The arrival of the solidbody electric guitar back around the middle of the 20th century didn’t do the acoustic guitar any favors in the reputation department. Les Paul’s solidbody innovation did a tremendous lot to enable early rockers to invent what it means to “rock,” from early adopters of the Stratocaster like Buddy Holly to early adopters of the Gibson Les Paul like Carl Perkins.
When Jimi Hendrix came along to make sounds no acoustic could ever replicate, the humble acoustic lost most of its cachet with those who rock. With, of course, the exceptions that always plague the slinger of generalities, acoustics remained the instruments of choice only for earnest folkies and old-school country crooners.
Decades after the invention of the solidbody electric and the employment of feedback and effects pedals to make electrics sound like everything from exploding alien spacecraft to wasps in tin cans, it’s tough to be a hard-rocking rebel without an amplifier and a distortion pedal. It’s also rare for any acoustic guitar to approach the easy playability of an electric—a would-be shredder can get up to shredding speed far more quickly with the thinner strings and lower action that prevail with electrics.
Because of all that, the power of acoustics gets overlooked, and more’s the pity. As a longtime devotee of the Selmer-style acoustic jazz guitar, I know that acoustics don’t have to be hard to play. They really can be employed for some pretty heady fireworks in the speed department, even outside of genres like Gypsy jazz and classical.
Still, when I heard the strains of recent Calvin Theatre headliners Rodrigo y Gabriela, a Mexican acoustic guitar duo, I was startled to note that their acoustics emitted stout energy, speed and rhythm. In short, they rock. This is revelatory material.
Rodrigo y Gabriela accomplish this trick in large part by simply eschewing the more common method of using acoustics, the low-energy backing strum common to coffeehouses everywhere. Instead, the pair knock, bang and flutter all over the guitar in addition to laying down strongly rhythmic parts that fall somewhere between rock and flamenco.
They’re not the first to do so, as devotees of players like the seminal Michael Hedges might point out. They were preceded by fellow acoustic headbangers Days of the New. Yet such unhinged unplugged style remains unusual.
Maybe it’s partially because playing an acoustic that way requires a lot more energy than turning up an amp. Just check out one of the earliest (successful) attempts at rocking unplugged: Pete Townshend’s flailing acoustic madness in 1979’s The Secret Policeman’s Ball. It takes a Townshend to make an acoustic become a vehicle for unhinged rock.

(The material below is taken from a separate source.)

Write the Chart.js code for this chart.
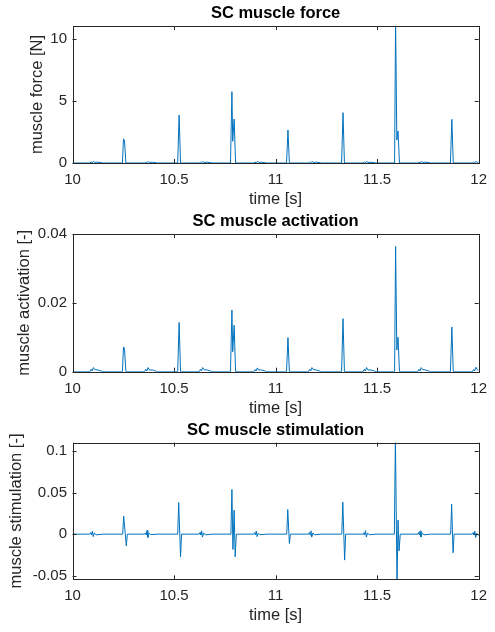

The MTV Unplugged series, recently revived, is frequently a fascinating show to watch for its ongoing illustration of the vulnerability of playing acoustic. Bands who are used to creating a massive slab of sound with ease sometimes appear quite adrift when armed only with acoustics. Their sounds often become thinned out and contemplative, a fine thing in its own right, but not a necessary result of removing amplification.
Locally, there are groups and players who understand how to make an acoustic guitar do more than serve as a poignant backdrop. Bands like Rusty Belle and Swing Caravan don’t shy away from torqued-up rhythm; acoustic players like Mark Herschler and Zack Danziger could play circles around most anyone armed with an electric. And there are, of course, other players of such proclivities in the Valley.
Listening to Rodrigo y Gabriela made me wonder, maybe even hope, that more players in search of high-test sounds will discover just how much can be done with an old-fashioned wooden box with strings. In a time when things that used to be commonplace—sugar instead of high fructose in soft drinks, live action stunts instead of CGI effects—become newfangled, highly sought-after innovations, the time is right for the humble acoustic to become a centerpiece for fretboard wizardry once more.